Indonesia, sebagai negara maritim yang dikelilingi laut, ternyata masih harus bergantung pada impor garam untuk memenuhi kebutuhan nasional. Berdasarkan data terbaru dari Badan Pusat Statistik (BPS), total impor garam Indonesia pada tahun 2023 mencapai 2,8 juta ton dengan nilai Rp 1,35 triliun (CIF). Angka ini menunjukkan adanya peningkatan baik dari segi volume maupun nilai dibandingkan tahun-tahun sebelumnya.
Mayoritas garam yang diimpor Indonesia berasal dari Australia, dengan volume mencapai 2,15 juta ton atau hampir 77% dari total impor garam pada tahun 2023. Australia memang dikenal sebagai salah satu produsen garam industri terbesar di dunia dengan kualitas yang memenuhi standar kebutuhan industri Indonesia, terutama untuk sektor manufaktur dan pengolahan makanan. Selain Australia, India juga menjadi pemasok utama dengan volume 641 ribu ton. Adapun negara lain seperti Selandia Baru, China, Denmark, Jerman, dan Thailand, menyumbang volume yang lebih kecil namun tetap berperan dalam memenuhi kebutuhan nasional.
Menariknya, tahun 2023 mencatat peningkatan signifikan baik dari segi volume maupun nilai dibandingkan tahun 2022. Jika dilihat dari data, volume impor tahun ini meningkat menjadi 2,8 juta ton dari 2,75 juta ton pada 2022. Sedangkan dari segi nilai, terjadi lonjakan yang lebih tajam, dari US$ 124,4 juta menjadi US$ 135,3 juta. Peningkatan ini dipicu oleh beberapa faktor, seperti fluktuasi harga garam internasional dan kebutuhan industri nasional yang terus tumbuh.

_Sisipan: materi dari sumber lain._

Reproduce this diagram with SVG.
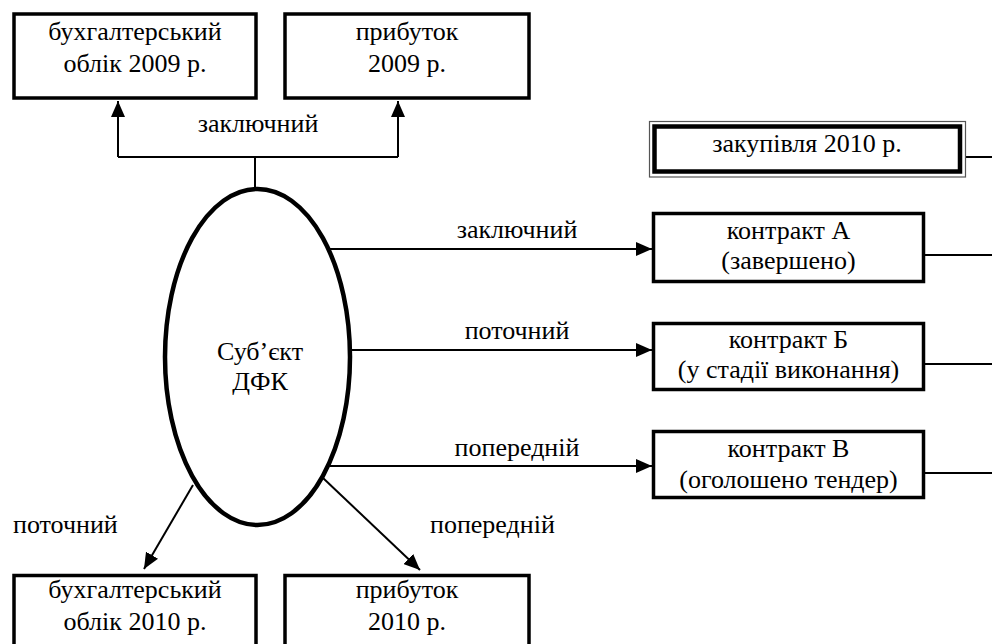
<svg xmlns="http://www.w3.org/2000/svg" width="992" height="644" viewBox="0 0 992 644">
<style>
text{font-family:"Liberation Serif","Times New Roman",serif;font-size:26px;fill:#000;}
.c{text-anchor:middle;}
.box{fill:#fff;stroke:#000;stroke-width:3.5;}
.ln{fill:none;stroke:#000;stroke-width:2;}
</style>
<defs>
<marker id="ah" viewBox="0 0 16 14" refX="16" refY="7" markerWidth="16" markerHeight="14" markerUnits="userSpaceOnUse" orient="auto">
<path d="M0,0 L16,7 L0,14 Z" fill="#000"/>
</marker>
</defs>
<rect width="992" height="644" fill="#fff"/>
<g id="connectors">
<path class="ln" d="M255,189 V157"/>
<path class="ln" d="M118,157 H398"/>
<path class="ln" d="M118,157 V101" marker-end="url(#ah)"/>
<path class="ln" d="M398,157 V101" marker-end="url(#ah)"/>
<path class="ln" d="M330,249 H652" marker-end="url(#ah)"/>
<path class="ln" d="M352,350 H652" marker-end="url(#ah)"/>
<path class="ln" d="M330,466 H652" marker-end="url(#ah)"/>
<path class="ln" d="M193,485 L144,569" marker-end="url(#ah)"/>
<path class="ln" d="M323,478 L420,570" marker-end="url(#ah)"/>
<path class="ln" d="M966,157 H992"/>
<path class="ln" d="M925,255 H992"/>
<path class="ln" d="M925,364 H992"/>
<path class="ln" d="M925,473 H992"/>
<text class="c" x="258" y="132">заключний</text>
<text class="c" x="517" y="238">заключний</text>
<text class="c" x="517" y="339">поточний</text>
<text class="c" x="517" y="456">попередній</text>
<text x="13" y="533">поточний</text>
<text x="430" y="533">попередній</text>
</g>
<g id="n-buh2009">
<rect class="box" x="14" y="14" width="242" height="84"/>
<text class="c" x="135" y="40">бухгалтерський</text>
<text class="c" x="135" y="72">облік 2009 р.</text>
</g>
<g id="n-prib2009">
<rect class="box" x="285" y="14" width="244" height="84"/>
<text class="c" x="407" y="40">прибуток</text>
<text class="c" x="407" y="72">2009 р.</text>
</g>
<g id="n-subject">
<ellipse cx="257.5" cy="357" rx="92.5" ry="168" fill="#fff" stroke="#000" stroke-width="4.5"/>
<text class="c" x="260" y="360">Суб’єкт</text>
<text class="c" x="260" y="390">ДФК</text>
</g>
<g id="n-zakup2010">
<rect x="649.5" y="121.5" width="316" height="55.5" fill="#fff" stroke="#555" stroke-width="1.2"/>
<rect x="654.5" y="126.5" width="305.5" height="45" fill="none" stroke="#000" stroke-width="4.5"/>
<text class="c" x="807" y="152">закупівля 2010 р.</text>
</g>
<g id="n-contractA">
<rect class="box" x="653.5" y="213.5" width="270" height="68"/>
<text class="c" x="788.5" y="239">контракт А</text>
<text class="c" x="788.5" y="269">(завершено)</text>
</g>
<g id="n-contractB">
<rect class="box" x="653.5" y="323.5" width="270" height="66"/>
<text class="c" x="788.5" y="348">контракт Б</text>
<text class="c" x="788.5" y="378">(у стадії виконання)</text>
</g>
<g id="n-contractV">
<rect class="box" x="653.5" y="431.5" width="270" height="66"/>
<text class="c" x="788.5" y="457">контракт В</text>
<text class="c" x="788.5" y="488">(оголошено тендер)</text>
</g>
<g id="n-buh2010">
<rect class="box" x="14" y="575.5" width="242" height="71"/>
<text class="c" x="135" y="598">бухгалтерський</text>
<text class="c" x="135" y="630">облік 2010 р.</text>
</g>
<g id="n-prib2010">
<rect class="box" x="285" y="575.5" width="244" height="71"/>
<text class="c" x="407" y="598">прибуток</text>
<text class="c" x="407" y="630">2010 р.</text>
</g>
</svg>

Indonesia mengimpor garam terutama untuk kebutuhan industri, bukan untuk konsumsi rumah tangga. Sektor-sektor seperti farmasi, petrokimia, hingga pengolahan makanan sangat bergantung pada garam impor karena kualitas garam lokal belum mampu memenuhi standar yang dibutuhkan. Menurut para ahli, rendahnya kualitas garam lokal disebabkan oleh metode produksi yang masih tradisional, infrastruktur yang belum memadai, serta pengelolaan tambak garam yang kurang optimal.
Hasil riset Litbang Kementerian Kelautan dan Perikanan (KKP), tingginya impor garam Indonesia ini disebabkan karena beberapa hal yakni garam produksi rakyat belum bisa untuk memenuhi spesifikasi kebutuhan garam industri.
Kedua, luas lahan produksi garam masih terbatas karena tidak semua wilayah Indonesia sesuai untuk produksi garam, meskipun terletak di garis khatulistiwa wilayah Indonesia sering diwarnai oleh awan atau mendung.
Menghadapi lonjakan impor ini, Indonesia perlu segera melakukan perbaikan menyeluruh. Langkah pertama adalah meningkatkan kualitas garam lokal melalui modernisasi proses produksi, perbaikan infrastruktur, dan dukungan teknologi. Pemerintah juga harus mendorong investasi di sektor garam agar Indonesia dapat mengurangi ketergantungan pada impor di masa depan. Dengan dukungan kebijakan yang tepat, Indonesia berpotensi besar untuk mandiri dalam produksi garam dan mampu memenuhi kebutuhan industri tanpa harus bergantung pada negara lain.